Task requirements:
Please write the listing below out again exactly, leaving every picture behind.

Dataset records:
[start]
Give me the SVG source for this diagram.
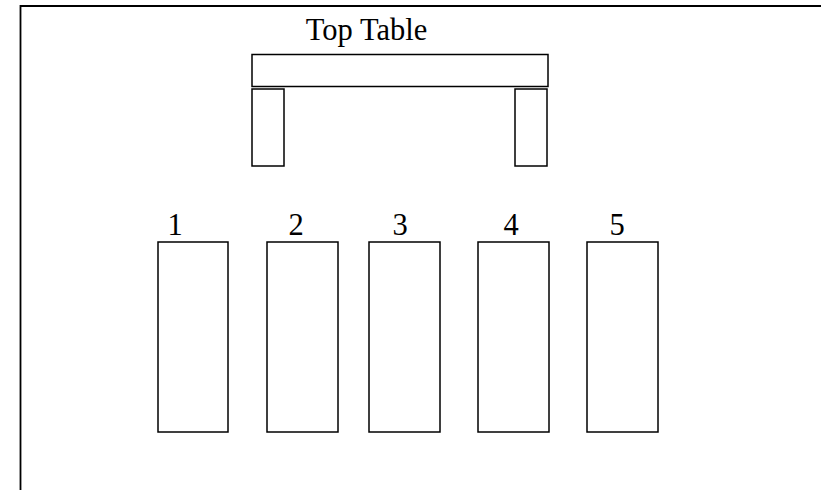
<svg xmlns="http://www.w3.org/2000/svg" width="821" height="490" viewBox="0 0 821 490">
<style>
.t{fill:#fff;stroke:#000;stroke-width:1.5}
.lbl{font-family:"Liberation Serif","Times New Roman",serif;font-size:30.5px;fill:#000}
</style>
<rect width="821" height="490" fill="#fff"/>
<g id="room"><path d="M20.5,490 V6 H821" fill="none" stroke="#000" stroke-width="1.8"/></g>
<g id="top-table">
<rect class="t" x="252" y="54.5" width="296" height="32"/>
<text class="lbl" x="366.5" y="40" text-anchor="middle">Top Table</text>
</g>
<g id="leg-left"><rect class="t" x="252" y="89" width="32" height="77"/></g>
<g id="leg-right"><rect class="t" x="515" y="89" width="32" height="77"/></g>
<g id="table1"><rect class="t" x="158" y="242" width="70" height="190"/><text class="lbl" x="175" y="235" text-anchor="middle">1</text></g>
<g id="table2"><rect class="t" x="267" y="242" width="71" height="190"/><text class="lbl" x="296" y="235" text-anchor="middle">2</text></g>
<g id="table3"><rect class="t" x="369" y="242" width="71" height="190"/><text class="lbl" x="400" y="235" text-anchor="middle">3</text></g>
<g id="table4"><rect class="t" x="478" y="242" width="71" height="190"/><text class="lbl" x="511" y="235" text-anchor="middle">4</text></g>
<g id="table5"><rect class="t" x="587" y="242" width="71" height="190"/><text class="lbl" x="617" y="235" text-anchor="middle">5</text></g>
<g id="connectors"/>
</svg>
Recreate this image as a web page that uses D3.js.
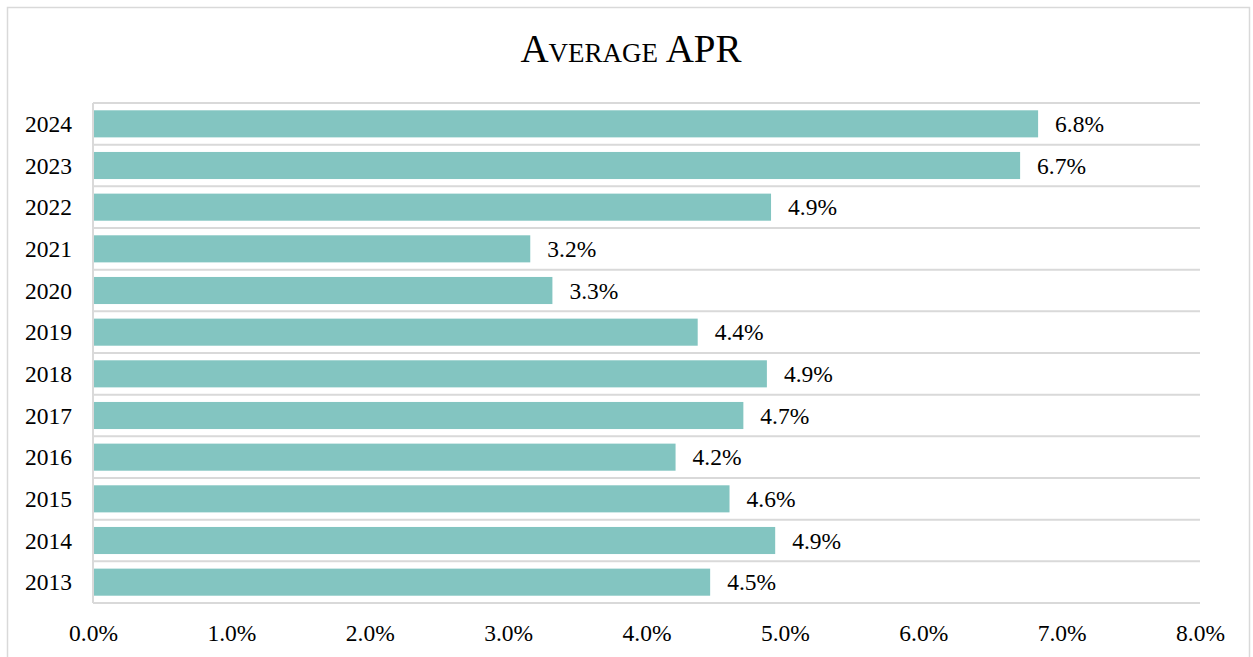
[end]
Response to the exercise:
Give me the SVG source for this diagram.
<svg xmlns="http://www.w3.org/2000/svg" width="821" height="490" viewBox="0 0 821 490">
<style>
.t{fill:#fff;stroke:#000;stroke-width:1.5}
.lbl{font-family:"Liberation Serif","Times New Roman",serif;font-size:30.5px;fill:#000}
</style>
<rect width="821" height="490" fill="#fff"/>
<g id="room"><path d="M20.5,490 V6 H821" fill="none" stroke="#000" stroke-width="1.8"/></g>
<g id="top-table">
<rect class="t" x="252" y="54.5" width="296" height="32"/>
<text class="lbl" x="366.5" y="40" text-anchor="middle">Top Table</text>
</g>
<g id="leg-left"><rect class="t" x="252" y="89" width="32" height="77"/></g>
<g id="leg-right"><rect class="t" x="515" y="89" width="32" height="77"/></g>
<g id="table1"><rect class="t" x="158" y="242" width="70" height="190"/><text class="lbl" x="175" y="235" text-anchor="middle">1</text></g>
<g id="table2"><rect class="t" x="267" y="242" width="71" height="190"/><text class="lbl" x="296" y="235" text-anchor="middle">2</text></g>
<g id="table3"><rect class="t" x="369" y="242" width="71" height="190"/><text class="lbl" x="400" y="235" text-anchor="middle">3</text></g>
<g id="table4"><rect class="t" x="478" y="242" width="71" height="190"/><text class="lbl" x="511" y="235" text-anchor="middle">4</text></g>
<g id="table5"><rect class="t" x="587" y="242" width="71" height="190"/><text class="lbl" x="617" y="235" text-anchor="middle">5</text></g>
<g id="connectors"/>
</svg>
Recreate this image as a web page that uses D3.js.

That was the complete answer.